But TBB's scalable allocator is a stand-alone thing. It can be used in arbitrary software. And substantial amount of software is relying on producer-consumer pattern in some form, for which caching can be crucial. Because there is *constant* stream of remote deallocations.

0 Kudos
Alexey-Kukanov
Employee
674 Views
>> block = (Block *) ((uintptr_t)object & ~(blockSize - 1));/* mask low bits to get the block */

I haven't looked at the allocation code in TBB and in particular the definition of Block but...

The above would requre sizeof(Block) to be a power of 2 (not much of a problem)
and that the first few bytes object reside within Block. This could introduce problems when (if) alligned allocations are supported and then would require the size of Block to be at least as large as the largest aligned allocation supported.Then consider thatthe alignment requirements of the application are unknown to the author of the allocation routine.

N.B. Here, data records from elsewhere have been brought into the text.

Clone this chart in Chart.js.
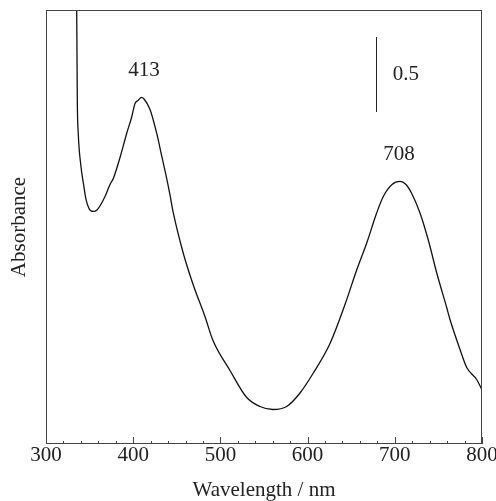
<!DOCTYPE html>
<html>
<head>
<meta charset="utf-8">
<script src="https://cdn.jsdelivr.net/npm/chart.js@4.4.0/dist/chart.umd.min.js"></script>
<style>
    html, body { margin: 0; padding: 0; background: #fff; }
    #wrap { width: 496px; height: 501px; }
</style>
</head>
<body>
<div id="wrap"><canvas id="spectrum" width="496" height="501"></canvas></div>
<script>
'use strict';

// wavelength (nm) and absorbance
let wavelength = [334.5, 335.2, 335.9, 337.0, 340.1, 342.8, 345.9, 349.3, 353.9, 358.5,
    367.7, 373.4, 377.2, 384.9, 392.5, 398.3, 402.1, 405.5, 409.5, 412.4,
    419.3, 427.0, 432.7, 438.4, 442.2, 446.0, 457.5, 468.9, 482.3, 491.5,
    511.0, 530.2, 545.4, 560.3, 576.0, 591.3, 606.2, 625.7, 642.9, 656.3,
    667.8, 679.2, 686.8, 696.8, 706.0, 712.8, 719.4, 728.9, 738.4, 748.1,
    759.5, 763.3, 774.8, 782.5, 793.9, 800.0];
let absorbance = [3.10, 2.89, 2.29, 2.07, 1.85, 1.74, 1.63, 1.57, 1.55, 1.56,
    1.65, 1.73, 1.77, 1.91, 2.07, 2.18, 2.27, 2.29, 2.31, 2.30,
    2.23, 2.07, 1.92, 1.77, 1.66, 1.54, 1.27, 1.06, 0.85, 0.69,
    0.49, 0.31, 0.25, 0.23, 0.25, 0.34, 0.47, 0.67, 0.93, 1.16,
    1.34, 1.54, 1.65, 1.73, 1.75, 1.73, 1.67, 1.54, 1.36, 1.14,
    0.91, 0.83, 0.63, 0.51, 0.43, 0.36];

// x axis ticks
let majorTicks = [300, 400, 500, 600, 700, 800];
let minorTicks = [];
for (let w = 320; w < 800; w += 20) {
    if (w % 100 !== 0) minorTicks.push(w);
}

// peak labels
let peakLabels = ['413', '708'];
let peakX = [412.4, 704.8];
let peakY = [2.49, 1.93];

// 0.5 absorbance scale bar
let barX = 679;
let barTop = 2.713;
let barSize = 0.5;
let barLabel = '0.5';
let barLabelX = 712.8;

const serif = '"Liberation Serif", "DejaVu Serif", serif';

let points = wavelength.map(function (w, i) {
    return {x: w, y: absorbance[i]};
});

// frame, inward ticks, peak labels and scale bar
let decorations = {
    id: 'decorations',
    afterDraw: function (chart) {
        let ctx = chart.ctx;
        let area = chart.chartArea;
        let xs = chart.scales.x;
        let ys = chart.scales.y;

        ctx.save();
        ctx.strokeStyle = '#444';
        ctx.lineWidth = 1;
        ctx.strokeRect(area.left + 0.5, area.top + 0.5, area.right - area.left - 1, area.bottom - area.top - 1);

        ctx.beginPath();
        majorTicks.forEach(function (t) {
            let px = Math.round(xs.getPixelForValue(t)) + 0.5;
            ctx.moveTo(px, area.bottom);
            ctx.lineTo(px, area.bottom - 7);
        });
        minorTicks.forEach(function (t) {
            let px = Math.round(xs.getPixelForValue(t)) + 0.5;
            ctx.moveTo(px, area.bottom);
            ctx.lineTo(px, area.bottom - 3);
        });
        ctx.stroke();

        // scale bar
        ctx.strokeStyle = '#222';
        ctx.beginPath();
        let bx = Math.round(xs.getPixelForValue(barX)) + 0.5;
        ctx.moveTo(bx, ys.getPixelForValue(barTop));
        ctx.lineTo(bx, ys.getPixelForValue(barTop - barSize));
        ctx.stroke();

        ctx.fillStyle = '#222';
        ctx.font = '21px ' + serif;
        ctx.textAlign = 'center';
        ctx.textBaseline = 'middle';
        ctx.fillText(barLabel, xs.getPixelForValue(barLabelX), ys.getPixelForValue(barTop - barSize / 2));
        peakLabels.forEach(function (label, i) {
            ctx.fillText(label, xs.getPixelForValue(peakX[i]), ys.getPixelForValue(peakY[i]));
        });
        ctx.restore();
    }
};

new Chart(document.getElementById('spectrum'), {
    type: 'line',
    data: {
        datasets: [
            {
                label: 'Absorbance',
                data: points,
                borderColor: '#111',
                borderWidth: 1.3,
                pointRadius: 0,
                fill: false,
                cubicInterpolationMode: 'monotone'
            }
        ]
    },
    options: {
        responsive: false,
        animation: false,
        devicePixelRatio: 1,
        layout: {padding: {top: 10, right: 14, left: 0, bottom: 0}},
        plugins: {
            legend: {display: false},
            tooltip: {enabled: false}
        },
        scales: {
            x: {
                type: 'linear',
                min: 300,
                max: 800,
                grid: {display: false},
                border: {display: false},
                ticks: {
                    stepSize: 100,
                    padding: -9,
                    color: '#222',
                    font: {family: serif, size: 21}
                },
                title: {
                    display: true,
                    text: 'Wavelength / nm',
                    color: '#222',
                    font: {family: serif, size: 21, lineHeight: 1},
                    padding: {top: 0, bottom: 0}
                },
                afterFit: function (scale) {
                    scale.height = 57;
                }
            },
            y: {
                min: 0,
                max: 2.893,
                grid: {display: false},
                border: {display: false},
                ticks: {display: false},
                title: {
                    display: true,
                    text: 'Absorbance',
                    color: '#222',
                    font: {family: serif, size: 21, lineHeight: 1},
                    padding: {top: 9, bottom: 0}
                },
                afterFit: function (scale) {
                    scale.width = 46;
                }
            }
        }
    },
    plugins: [decorations]
});
</script>
</body>
</html>
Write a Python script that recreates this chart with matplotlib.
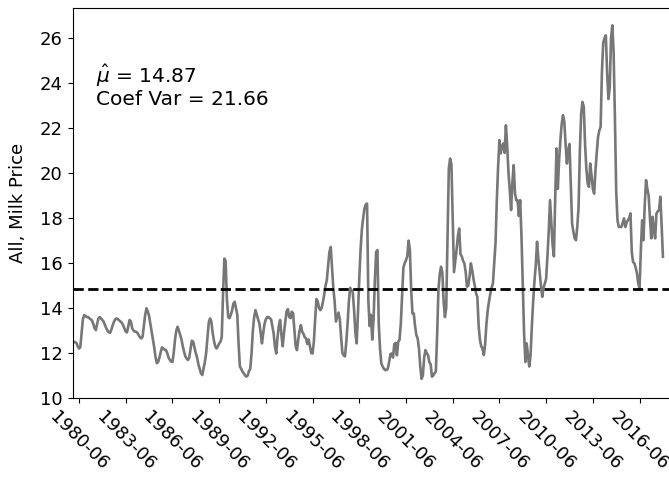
import numpy as np
import pandas as pd
import matplotlib
matplotlib.use("Agg")
import matplotlib.pyplot as plt

# Monthly all-milk price, one row per year (1980-01 .. 2017-12)
price_1980s = [
    12.43, 12.50, 12.48, 12.45, 12.30, 12.20, 12.25, 12.90, 13.50, 13.69, 13.65, 13.60,  # 1980
    13.60, 13.55, 13.50, 13.45, 13.30, 13.10, 13.02, 13.30, 13.54, 13.60, 13.54, 13.47,  # 1981
    13.40, 13.25, 13.10, 13.00, 12.92, 12.90, 13.05, 13.24, 13.40, 13.50, 13.54, 13.50,  # 1982
    13.45, 13.40, 13.35, 13.24, 13.10, 12.95, 12.92, 13.20, 13.47, 13.40, 13.10, 13.00,  # 1983
    12.95, 12.95, 12.90, 12.80, 12.70, 12.65, 12.72, 13.20, 13.70, 13.99, 13.85, 13.65,  # 1984
    13.30, 12.95, 12.60, 12.25, 11.80, 11.55, 11.60, 11.80, 12.05, 12.25, 12.20, 12.15,  # 1985
    12.13, 12.00, 11.80, 11.70, 11.62, 11.60, 12.00, 12.60, 13.00, 13.17, 13.00, 12.80,  # 1986
    12.60, 12.30, 12.05, 11.85, 11.75, 11.69, 11.80, 12.20, 12.55, 12.50, 12.25, 12.00,  # 1987
    11.80, 11.50, 11.30, 11.10, 11.02, 11.30, 11.60, 12.00, 12.70, 13.35, 13.54, 13.40,  # 1988
    12.90, 12.55, 12.30, 12.20, 12.30, 12.42, 12.50, 12.70, 14.60, 16.20, 16.10, 14.40,  # 1989
]
price_1990s = [
    13.60, 13.55, 13.70, 13.90, 14.20, 14.28, 14.00, 13.70, 12.40, 11.40, 11.30, 11.17,  # 1990
    11.10, 11.00, 10.95, 11.00, 11.20, 11.30, 12.00, 13.00, 13.60, 13.91, 13.70, 13.50,  # 1991
    13.32, 12.90, 12.43, 12.90, 13.30, 13.50, 13.60, 13.60, 13.55, 13.50, 13.20, 12.87,  # 1992
    12.30, 11.98, 12.70, 13.20, 13.47, 12.80, 12.30, 12.90, 13.40, 13.85, 13.95, 13.60,  # 1993
    13.55, 13.84, 13.76, 13.00, 12.30, 12.13, 12.60, 13.00, 13.24, 12.95, 12.85, 12.70,  # 1994
    12.65, 12.40, 12.60, 12.30, 12.00, 11.98, 12.50, 13.50, 14.40, 14.30, 14.00, 13.91,  # 1995
    14.00, 14.28, 14.60, 15.00, 15.24, 15.90, 16.50, 16.72, 15.80, 14.90, 14.30, 13.40,  # 1996
    13.60, 13.80, 13.50, 12.70, 12.00, 11.90, 11.85, 12.50, 13.32, 14.30, 14.90, 14.80,  # 1997
    14.70, 13.90, 12.90, 12.43, 13.80, 15.30, 16.60, 17.50, 18.00, 18.43, 18.60, 18.65,  # 1998
    14.30, 13.20, 13.70, 12.60, 13.50, 15.20, 16.50, 16.58, 13.30, 12.20, 11.54, 11.40,  # 1999
]
price_2000s = [
    11.30, 11.24, 11.25, 11.30, 11.60, 11.95, 11.98, 11.80, 12.40, 12.45, 11.90, 12.50,  # 2000
    12.58, 13.30, 14.50, 15.80, 16.00, 16.13, 16.30, 17.00, 16.60, 14.80, 13.76, 13.76,  # 2001
    13.20, 12.80, 12.65, 12.20, 11.40, 10.85, 11.00, 11.80, 12.13, 12.00, 11.90, 11.60,  # 2002
    11.50, 10.95, 11.00, 11.10, 11.17, 12.80, 14.80, 15.50, 15.84, 15.60, 14.30, 13.60,  # 2003
    14.00, 17.00, 20.20, 20.65, 20.40, 18.00, 15.60, 16.10, 16.60, 17.20, 17.54, 16.40,  # 2004
    16.30, 16.10, 15.99, 15.60, 14.95, 15.00, 15.40, 15.99, 15.70, 15.30, 15.00, 14.65,  # 2005
    14.50, 13.20, 12.58, 12.30, 12.20, 11.91, 12.40, 13.30, 13.91, 14.30, 14.65, 14.90,  # 2006
    15.10, 16.00, 16.90, 18.80, 20.30, 21.47, 20.88, 21.20, 21.32, 20.90, 22.13, 21.20,  # 2007
    20.00, 19.24, 18.36, 19.60, 20.36, 19.10, 18.80, 18.80, 18.10, 18.80, 17.20, 15.00,  # 2008
    12.90, 11.60, 12.43, 11.90, 11.40, 11.90, 13.20, 14.30, 15.20, 15.90, 16.95, 16.20,  # 2009
]
price_2010s = [
    15.60, 15.00, 14.50, 14.90, 15.10, 15.30, 16.30, 17.40, 18.80, 17.80, 16.80, 16.30,  # 2010
    18.90, 21.10, 19.30, 20.60, 21.47, 22.20, 22.58, 22.30, 21.30, 20.43, 21.00, 21.30,  # 2011
    19.50, 17.76, 17.40, 17.10, 17.02, 17.61, 18.50, 21.00, 22.65, 23.17, 22.95, 21.30,  # 2012
    20.20, 19.54, 19.39, 20.43, 19.90, 19.30, 19.09, 20.10, 20.90, 21.61, 21.90, 22.06,  # 2013
    24.50, 25.80, 26.00, 26.13, 24.50, 23.30, 23.80, 26.00, 26.58, 25.40, 22.50, 19.20,  # 2014
    17.90, 17.61, 17.61, 17.61, 17.80, 17.99, 17.61, 17.80, 17.91, 18.00, 18.21, 16.50,  # 2015
    16.05, 15.99, 15.80, 15.54, 15.10, 14.87, 16.60, 17.90, 17.02, 18.60, 19.69, 19.30,  # 2016
    19.00, 18.00, 17.10, 18.06, 17.50, 17.10, 18.20, 18.30, 18.36, 18.95, 17.70, 16.28,  # 2017
]

mean_price = 14.87
coef_var = 21.66
y_label = "All, Milk Price"

prices = np.array(price_1980s + price_1990s + price_2000s + price_2010s)
months = pd.period_range("1980-01", periods=len(prices), freq="M")
x = np.arange(len(prices))

# label every third June
tick_pos = [i for i, p in enumerate(months) if p.month == 6 and (p.year - 1980) % 3 == 0]
tick_lab = [str(months[i]) for i in tick_pos]

fig = plt.figure(figsize=(6.69, 4.78), dpi=100)
ax = fig.add_axes([72.5 / 669, 80 / 478, 599.5 / 669, 390.5 / 478])

ax.plot(x, prices, color="#777777", lw=1.9)
ax.axhline(mean_price, color="black", lw=2, ls="--")

ax.set_xlim(0, 462)
ax.set_ylim(10.0, 27.37)
ax.set_yticks(np.arange(10, 27, 2))
ax.set_xticks(tick_pos)
ax.set_xticklabels(tick_lab, rotation=-45)
ax.tick_params(labelsize=13)
ax.set_ylabel(y_label, fontsize=13, labelpad=9)

ax.text(0.04, 0.857, "$\\hat{\\mu}$ = %.2f\nCoef Var = %.2f" % (mean_price, coef_var),
        transform=ax.transAxes, fontsize=14.5, va="top", ha="left", linespacing=1.05)

fig.savefig("out.png", dpi=100)
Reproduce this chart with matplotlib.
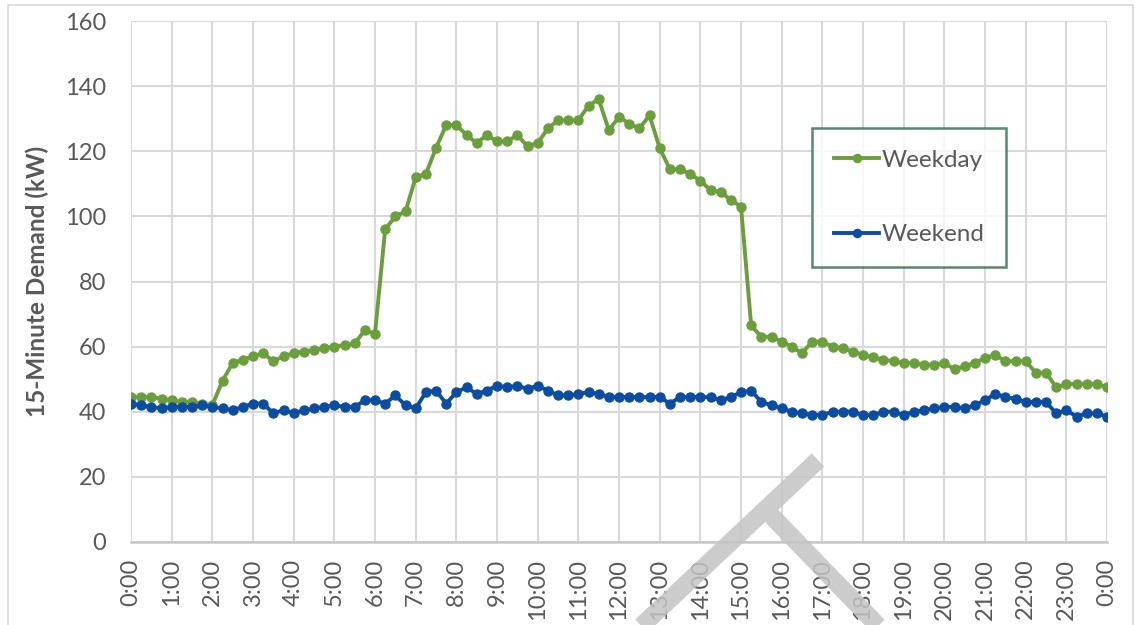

I would think a better route would be to prepend a locator in front of the returned object pointer (residing within the prepended Block object). This could either bethe Block* itself, or a -byte count from the object pointer to the base of the Block.

Jim Dempsey

blockSize in the TBB allocator is not the same as sizeof(Block). The former is the total size of any slab in bytes, while the latter is the size of the slab header (yes, Block is in fact the slab header structure). So sizeof(Block) does not formally need to be power of two. And yes, due to alignment requirements the actual allocation area in the slab might start not immediately after the header; in a sense, it effectively increases the "virtual" size of the header (i.e. memory overhead). But there is no problem with alignment requirements of an application, because aligned allocations should use a separate set of API functions and explicitly specify the required alignment; this allows to select the slab with proper alignment, though it may mean even more memory overhead - allfor sake of speed.

0 Kudos
Dmitry_Vyukov
Valued Contributor I
674 Views
Quoting - lockfree
Well Dimity, you got it right!
:^D
Bingo: I simply moved the loop/countingto the thread dtor. The tweak works and definitely improves performance. AFAICT, wrt my original algorithm, moving the loop to dtor was the only way to accomplish this improvement. I can't really think of another way to do it so efficiently. Removing/deferring loopscan usually bea major plus to basically any algorithm, IMVHO that is!
=^)

The only moment is still unclear for me. How you cache nodes in caching mode in VZOOM memory allocator?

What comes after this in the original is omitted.